Practice your pit stops at Ferrari World
Sights to see include the  Sheikh Zayed Grand Mosque, and lot’s of unique architectural towers. Others popular with tourists include the Corniche which is a 6 KM long  park where you can cycle, jog, even swim in the heat, and another is Yas Water World. But one of the most unique sites here is Ferrari World Abu Dhabi on Yas Island where adults and kids can can spend hours on a variety of motor stuff – roller coasters, virtual reality tours of the Ferrari factory, view the history of Ferrari racing, race karts, eat, shop for merchandise, and still not cover the entire complex. 


With more time, you can do other stuff like take a desert drive, boat ride (from Yas Marina), or go to other cities like Al Ain and Dubai which is about 1.5 hours max away on a ‘real’ super highway. 

Odd Points: Abu Dhabi is a Muslim country, but one that’s quite moderate in terms of what’s forbidden. Still there are signs cautioning visitors to dress modestly, and not to engage in public displays of affection, or consume alcohol in public.
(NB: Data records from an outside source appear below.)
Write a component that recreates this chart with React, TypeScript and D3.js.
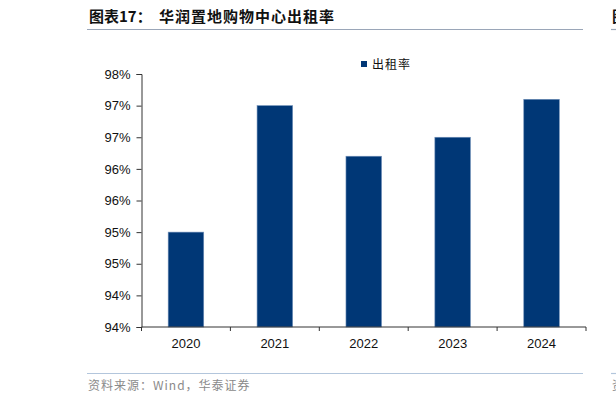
import { useEffect, useRef } from 'react';
import * as d3 from 'd3';

const years = ['2020', '2021', '2022', '2023', '2024'];
const occupancy = [95.5, 97.5, 96.7, 97.0, 97.6];
const yTicks = [94, 94.5, 95, 95.5, 96, 96.5, 97, 97.5, 98];
const yTickLabels = ['94%', '94%', '95%', '95%', '96%', '96%', '97%', '97%', '98%'];
const seriesName = '出租率';
const titlePrefix = '图表17：';
const titleText = '华润置地购物中心出租率';
const sourceText = '资料来源：Wind，华泰证券';

const W = 616;
const H = 403;
const BAR = '#003776';

const App = () => {
  const svgRef = useRef<SVGSVGElement | null>(null);

  useEffect(() => {
    if (!svgRef.current) return;
    const svg = d3.select(svgRef.current);
    svg.selectAll('*').remove();

    const left = 141.5;
    const right = 586;
    const top = 74;
    const bottom = 327;

    const x = d3.scaleBand<string>()
      .domain(years)
      .range([left, right])
      .paddingInner(0.6)
      .paddingOuter(0.3);

    const y = d3.scaleLinear()
      .domain([94, 98])
      .range([bottom, top]);

    // header
    svg.append('text')
      .attr('x', 89)
      .attr('y', 22)
      .style('font-family', '"Noto Sans CJK SC", sans-serif')
      .style('font-size', '15px')
      .style('font-weight', 'bold')
      .attr('fill', '#111')
      .text(titlePrefix);
    svg.append('text')
      .attr('x', 159)
      .attr('y', 22)
      .style('font-family', '"Noto Sans CJK SC", sans-serif')
      .style('font-size', '15px')
      .style('font-weight', 'bold')
      .style('letter-spacing', '1px')
      .attr('fill', '#111')
      .text(titleText);
    svg.append('line')
      .attr('x1', 87).attr('x2', 583)
      .attr('y1', 29.5).attr('y2', 29.5)
      .attr('stroke', '#9aa6b8').attr('stroke-width', 1.2);

    // bars
    svg.append('g')
      .selectAll('rect')
      .data(occupancy)
      .enter()
      .append('rect')
      .attr('x', (_, i) => x(years[i]) as number)
      .attr('y', d => y(d))
      .attr('width', x.bandwidth())
      .attr('height', d => bottom - y(d))
      .attr('fill', BAR)
      .attr('stroke', '#6f8fb8')
      .attr('stroke-width', 0.6);

    // y axis
    const yAxis = svg.append('g')
      .attr('transform', `translate(${left},0)`)
      .call(
        d3.axisLeft(y)
          .tickValues(yTicks)
          .tickSize(5)
          .tickPadding(6)
          .tickFormat((_, i) => yTickLabels[i])
      );
    yAxis.select('.domain').attr('stroke', '#333');
    yAxis.selectAll('.tick line').attr('stroke', '#333');
    yAxis.selectAll('.tick text')
      .style('font-family', '"Liberation Sans", Arial, sans-serif')
      .style('font-size', '13px')
      .attr('fill', '#111');

    // x axis
    const step = x.step();
    const gap = step - x.bandwidth();
    const xa = svg.append('g');
    xa.append('line')
      .attr('x1', left).attr('x2', right)
      .attr('y1', bottom).attr('y2', bottom)
      .attr('stroke', '#333');
    const bounds = years.map(d => (x(d) as number) - gap / 2).concat([right]);
    xa.selectAll('line.tk')
      .data(bounds)
      .enter()
      .append('line')
      .attr('class', 'tk')
      .attr('x1', d => d).attr('x2', d => d)
      .attr('y1', bottom).attr('y2', bottom + 4)
      .attr('stroke', '#333');
    xa.selectAll('text')
      .data(years)
      .enter()
      .append('text')
      .attr('x', d => (x(d) as number) + x.bandwidth() / 2)
      .attr('y', bottom + 21)
      .attr('text-anchor', 'middle')
      .style('font-family', '"Liberation Sans", Arial, sans-serif')
      .style('font-size', '13px')
      .attr('fill', '#111')
      .text(d => d);

    // legend
    const lg = svg.append('g').attr('transform', 'translate(361,61)');
    lg.append('rect')
      .attr('width', 6).attr('height', 6)
      .attr('fill', BAR);
    lg.append('text')
      .attr('x', 11)
      .attr('y', 7.5)
      .style('font-family', '"Noto Sans CJK SC", sans-serif')
      .style('font-size', '12px')
      .style('letter-spacing', '1px')
      .attr('fill', '#111')
      .text(seriesName);

    // footer
    svg.append('line')
      .attr('x1', 87).attr('x2', 583)
      .attr('y1', 373.5).attr('y2', 373.5)
      .attr('stroke', '#b3c6dc').attr('stroke-width', 1.2);
    svg.append('text')
      .attr('x', 88)
      .attr('y', 390)
      .style('font-family', '"Noto Sans CJK SC", sans-serif')
      .style('font-size', '12px')
      .style('letter-spacing', '1px')
      .attr('fill', '#8a8a8a')
      .text(sourceText);

    // edge of the next panel
    svg.append('line')
      .attr('x1', 611).attr('x2', W)
      .attr('y1', 29.5).attr('y2', 29.5)
      .attr('stroke', '#9aa6b8').attr('stroke-width', 1.2);
    svg.append('line')
      .attr('x1', 611).attr('x2', W)
      .attr('y1', 373.5).attr('y2', 373.5)
      .attr('stroke', '#b3c6dc').attr('stroke-width', 1.2);
    svg.append('text')
      .attr('x', 612).attr('y', 22)
      .style('font-family', '"Noto Sans CJK SC", sans-serif')
      .style('font-size', '15px')
      .style('font-weight', 'bold')
      .attr('fill', '#111')
      .text('图');
    svg.append('text')
      .attr('x', 612).attr('y', 390)
      .style('font-family', '"Noto Sans CJK SC", sans-serif')
      .style('font-size', '12px')
      .attr('fill', '#8a8a8a')
      .text('资');
  }, []);

  return (
    <div style={{ position: 'absolute', left: 0, top: 0, background: '#fff' }}>
      <svg ref={svgRef} width={W} height={H} style={{ display: 'block' }} />
    </div>
  );
};

export default App;
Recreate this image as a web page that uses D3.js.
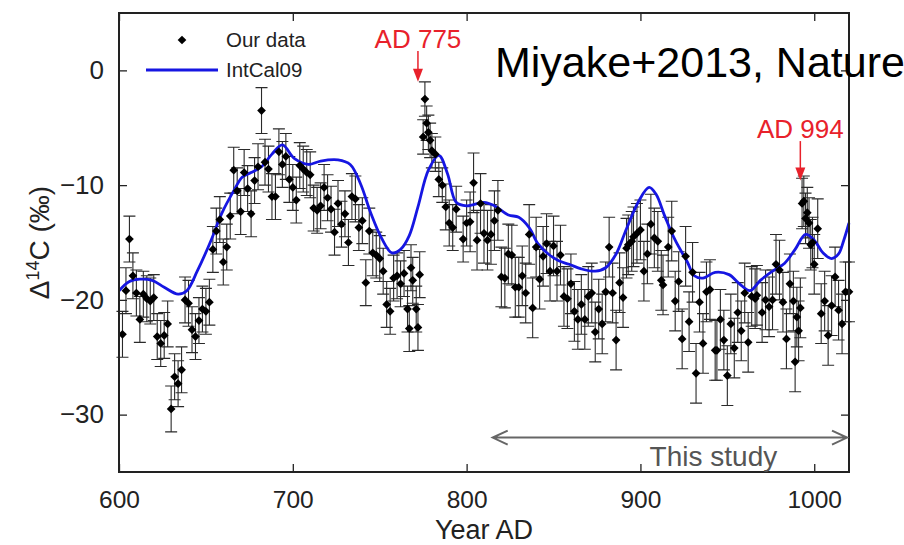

Also the taxi drivers who are an international mix from many countries like India, Pakistan, Philippines, Algeria etc. are the people you are most likely to have a long conversation with during a brief stay. You encounter foreigners at almost all service points – with hotels, shops, malls, restaurants all staffed by a similar mix of foreigners, that you will wonder where the local Abu Dhabi residents are!